When you're considering acquiring a business as part of your growth strategy or succession plan, you'll encounter numerous financial terms and acronyms. While you may be familiar with common business terms like COGS (Cost of Goods Sold) or EBITDA (Earnings Before Interest, Taxes, Depreciation, and Amortization), there are acquisition-specific metrics that are equally important to understand. One of the most critical is SDE – Seller Discretionary Earnings.
At GWCPA, we believe that building a multi-generational business legacy requires making informed decisions at every stage of your business journey. Understanding SDE is essential when evaluating a potential business acquisition, as it provides a clearer picture of what you're actually buying.
What Exactly Is Seller Discretionary Earnings?
Seller Discretionary Earnings represents the true operating cash flows available to a business owner after accounting for revenue, cost of sales, and overhead expenses. Unlike EBITDA, which is used in day-to-day operations, SDE is specifically designed to help potential buyers understand the actual financial benefit they might receive from acquiring a business.
Starting with operating net income, SDE typically adjusts for:
Owner's salary and benefits
Personal expenses run through the business
One-time or non-recurring expenses
Discretionary expenses that may not continue under new ownership
Calculating SDE: What Gets Added Back
To calculate SDE, you start with the business's EBITDA and then add back various discretionary expenses that the current owner has chosen to run through the business. These might include:
Owner's compensation and benefits
Family members on payroll
One-time legal or other non-operating expenses
Personal vehicle expenses
Cell phone plans
Excessive travel or entertainment expenses
Charitable donations
Other personal expenses run through the business
These adjustments help reveal the true earning potential of the business under new ownership.
Why SDE Is Better Than EBITDA When Buying a Business
SDE provides a more accurate picture of what cash flow will be available to you as the new owner. This is crucial because this cash flow must:
Fund necessary capital expenditures for continued growth
Service any debt you take on to acquire the business
Cover your tax obligations
Provide your compensation or distributions
Understanding SDE helps you determine if the business can realistically meet these financial demands while still providing the return on investment you're seeking.

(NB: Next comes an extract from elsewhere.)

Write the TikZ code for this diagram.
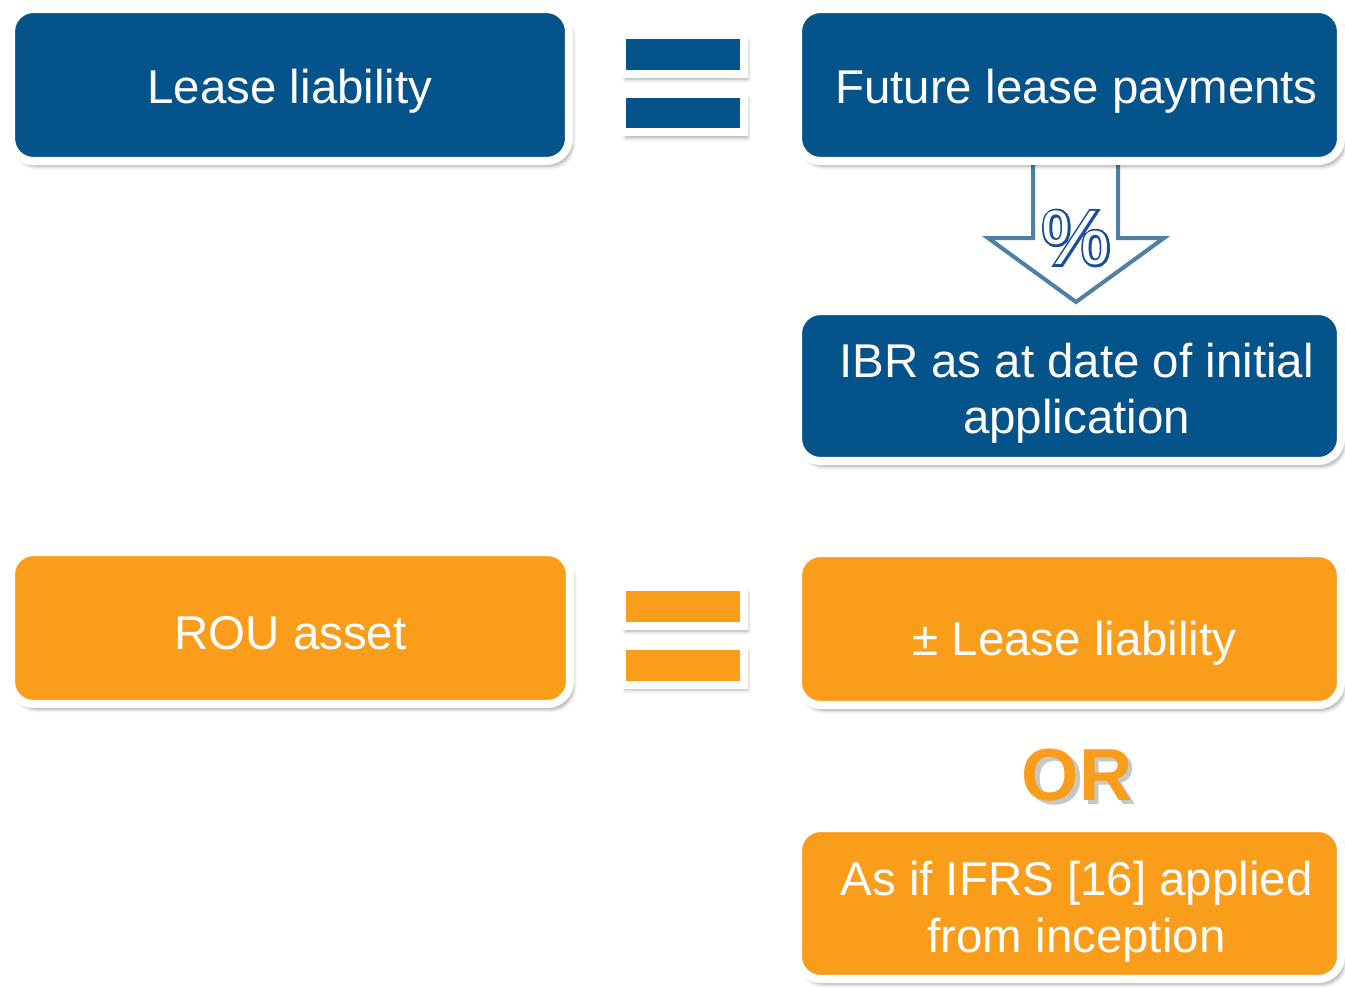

Looking Beyond the Numbers: Quality of Earnings
When evaluating a business acquisition, we recommend looking beyond a single year's SDE. A Quality of Earnings (QoE) analysis would examine:
3-5 years of financial data (ideally)
Growth patterns in both revenue and SDE
Comparison between financial statements and tax returns
Potential capital expenditure requirements
Non-ordinary events, e.g. Pre-COVID, COVID, and post-COVID performance
This deeper analysis helps reveal whether recent performance is sustainable or if there are underlying issues that might affect future earnings. At GWCPA, we can provide a buyer's side Quality of Earnings report for a potential acquisition to help you make your decision. Our team is dedicated to multi-generational succession planning, helping you understand metrics such as SDE so you can make informed decisions that will continue to build on a solid foundation.
Moving Forward with Confidence
The due diligence period in business acquisitions can move quickly—often just 30-45 days between the Letter of Intent (LOI) and the final decision. Having a clear understanding of SDE and an accompanying Quality of Earnings report can help you move forward with confidence, knowing you understand the performance of the business you're acquiring.